The chase scene where Labat is trying to capture Maxine crosses from Wall Street to Western Street to the Bates Motel and finally to the Bates House—where Maxine barricades herself. Much of the chase takes place behind the building facades, revealing only bare two-by-fours and unfinished structures. It’s as if West is showing us the reality behind the films—the man behind the curtain as it were. When Maxine enters the Bates house and stands in front of the bare bones of the house, it is almost as spooky as the original house, implying the reality behind the fantasy is as gnarly as it gets.
This film, like the first two, is chronically—perhaps obsessively—self-referential. Not only does Ti West give a fond nod to horror classics, he also incorporates many of the common tropes of the genre into his work. His genius is that while these tropes are hardly unexpected, he makes them seem new and fresh.
In the series, but particularly in this film, his characters reflect stereotypical elements found in many horror—and cop—movies. Particularly entertaining is Kevin Bacon’s Labat, who is sort of a cross between Harry Dean Stanton’s Johnnie Farragut in Wild at Heart and M. Emmet Walsh’s Loren Visser in Blood Simple. He is acerbic, nasty, and spins a sugary Southern drawl like a scurvy little spider. Bacon’s performance borders on the edge of camp but always stays on the side of believability.

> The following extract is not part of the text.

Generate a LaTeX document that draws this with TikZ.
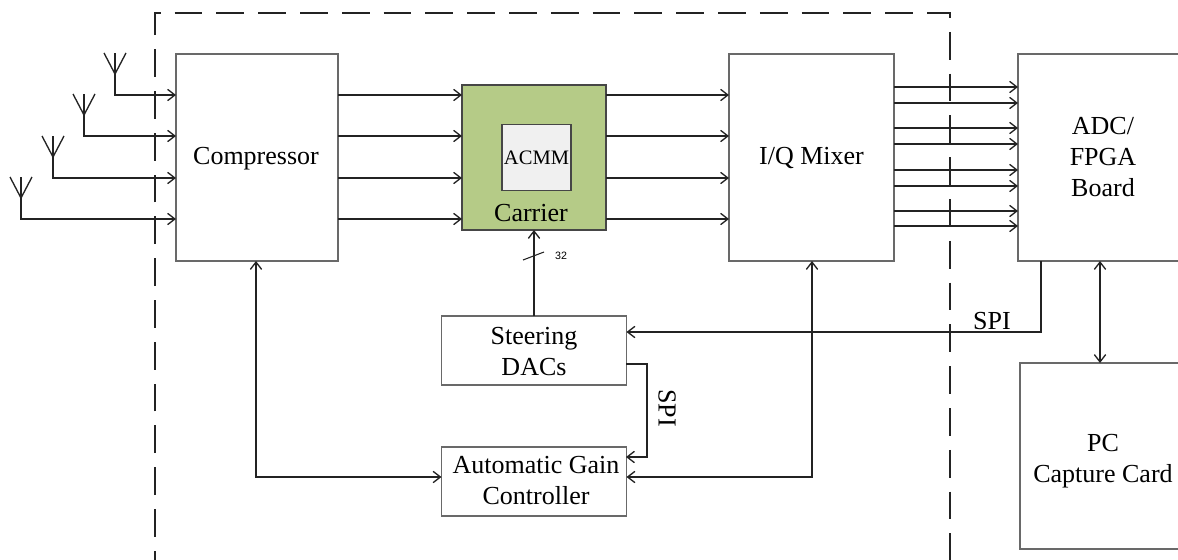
\documentclass[tikz,border=0pt]{standalone}
\usepackage{fontspec}
\setmainfont{Liberation Serif}
\setsansfont{Liberation Sans}
\usetikzlibrary{positioning}
\usetikzlibrary{arrows.meta}
\usetikzlibrary{calc}
\definecolor{figVerde}{RGB}{181,203,135}
\definecolor{figGris}{RGB}{240,240,240}
\definecolor{figBorde}{RGB}{105,105,105}
\definecolor{figBordeOsc}{RGB}{70,70,70}
\definecolor{figLinea}{RGB}{35,35,35}
\tikzset{
  bloque/.style={
    rectangle, draw=figBorde, line width=0.9pt, fill=white,
    align=center, inner sep=0pt, outer sep=0pt,
    font=\fontsize{19.5pt}{23.25pt}\selectfont
  },
  bloquegrande/.style={bloque, minimum width=121.5pt, minimum height=155.25pt},
  bloquechico/.style={bloque, minimum width=138.75pt, minimum height=51.75pt},
  flecha/.style={-{Straight Barb[length=5.5pt,width=8.5pt]}, line width=1pt, draw=figLinea},
  flechadoble/.style={{Straight Barb[length=5.5pt,width=8.5pt]}-{Straight Barb[length=5.5pt,width=8.5pt]}, line width=1pt, draw=figLinea},
  linea/.style={line width=1pt, draw=figLinea},
  frontera/.style={line width=1pt, draw=figLinea, dash pattern=on 20.8pt off 10.55pt},
  texto/.style={inner sep=0pt, align=center, font=\fontsize{19.5pt}{23.25pt}\selectfont}
}
\begin{document}
\begin{tikzpicture}[x=0.75pt,y=-0.75pt]
  \useasboundingbox (0,0) rectangle (1178,560);
  \clip (0,0) rectangle (1178,560);

  \draw[frontera] (155,578.6) -- (155,13) -- (950,13) -- (950,581);

  \node[bloquegrande] at (257,157.5) (comp) {};
  \node[texto] at ($(comp)+(-1,1)$) (comptxt) {Compressor};
  \node[bloque, draw=figBordeOsc, fill=figVerde, minimum width=108pt, minimum height=108.75pt, right=93pt of comp] (carrier) {};
  \node[bloque, draw=figBordeOsc, fill=figGris, minimum width=51.75pt, minimum height=49.5pt, font=\fontsize{15.4pt}{18pt}\selectfont] at ($(carrier)+(2.5,0)$) (acmm) {ACMM};
  \node[texto] at ($(carrier.south)+(-3,-17)$) (carriertxt) {Carrier};
  \node[bloquegrande, minimum width=123.75pt, right=92.25pt of carrier] (mixer) {I/Q Mixer};
  \node[bloquegrande, minimum width=127.5pt, right=93pt of mixer] (adc) {ADC/\\FPGA\\Board};
  \node[bloquechico, below=64.5pt of carrier] (dacs) {};
  \node[texto] at ($(dacs)+(0,1)$) (dacstxt) {Steering\\DACs};
  \node[bloquechico, below=46.5pt of dacs] (agc) {};
  \node[texto] at ($(agc)+(2,-1)$) (agctxt) {Automatic Gain\\Controller};
  \node[bloque, minimum width=124.5pt, minimum height=139.5pt, below=76.5pt of adc] (pc) {};
  \node[texto] at ($(pc)+(0,5)$) (pctxt) {PC\\Capture Card};

  % antenas
  \foreach \i/\x/\y in {1/115/95, 2/84/136, 3/53/178, 4/21/219} {
    \coordinate (ant\i) at (\x,\y-21);
    \draw[linea] (\x-11,\y-42) -- (ant\i) -- (\x+11,\y-42);
    \draw[linea] (ant\i) -- (\x,\y-42);
    \draw[flecha] (ant\i) |- (comp.west |- 0,\y);
    \draw[flecha] (comp.east |- 0,\y) -- (carrier.west |- 0,\y);
    \draw[flecha] (carrier.east |- 0,\y) -- (mixer.west |- 0,\y);
  }
  \foreach \y in {87,103,128,144,170,186,211,226} {
    \draw[flecha] (mixer.east |- 0,\y) -- (adc.west |- 0,\y);
  }

  \draw[flecha] (dacs.north) -- (carrier.south);
  \coordinate (barraa) at ($(carrier.south)+(-11,30)$);
  \coordinate (barrab) at ($(carrier.south)+(10,22)$);
  \draw[line width=0.8pt, draw=figLinea] (barraa) -- (barrab);
  \node[inner sep=0pt, font=\sffamily\fontsize{8pt}{9pt}\selectfont] at ($(carrier.south)+(27,26)$) (bus) {32};

  \coordinate (compsur) at (256,261);
  \draw[flechadoble] (compsur) |- (agc.west |- 0,477);
  \coordinate (mixersur) at (812,261);
  \draw[flechadoble] (mixersur) |- (agc.east |- 0,477);
  \coordinate (adcsur) at (1041,261);
  \draw[flecha] (adcsur) |- (dacs.east |- 0,332);
  \node[texto] at (992,321.5) (spia) {SPI};
  \coordinate (spisale) at (626,364);
  \coordinate (spientra) at (626,457);
  \draw[flecha] (spisale) -- (647,364) -- (647,457) -- (spientra);
  \node[texto, rotate=-90] at (667,408) (spib) {SPI};
  \coordinate (adcpc) at (1100,261);
  \draw[flechadoble] (adcpc) -- (adcpc |- pc.north);
\end{tikzpicture}
\end{document}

Cannavale and Monaghan’s bickering detectives seem as if they could have come straight out of Seven or Law and Order. Esposito’s Teddy Night is a fast-talking no-nonsense agent and Sumner’s Leon are standard good buddy characters for Goth’s Maxine, who seems strangely subdued in this incarnation.
All in all, MaXXXine is a good suspense movie; a great horror movie; a good procedural movie; and a wonderful homage to the movie industry itself.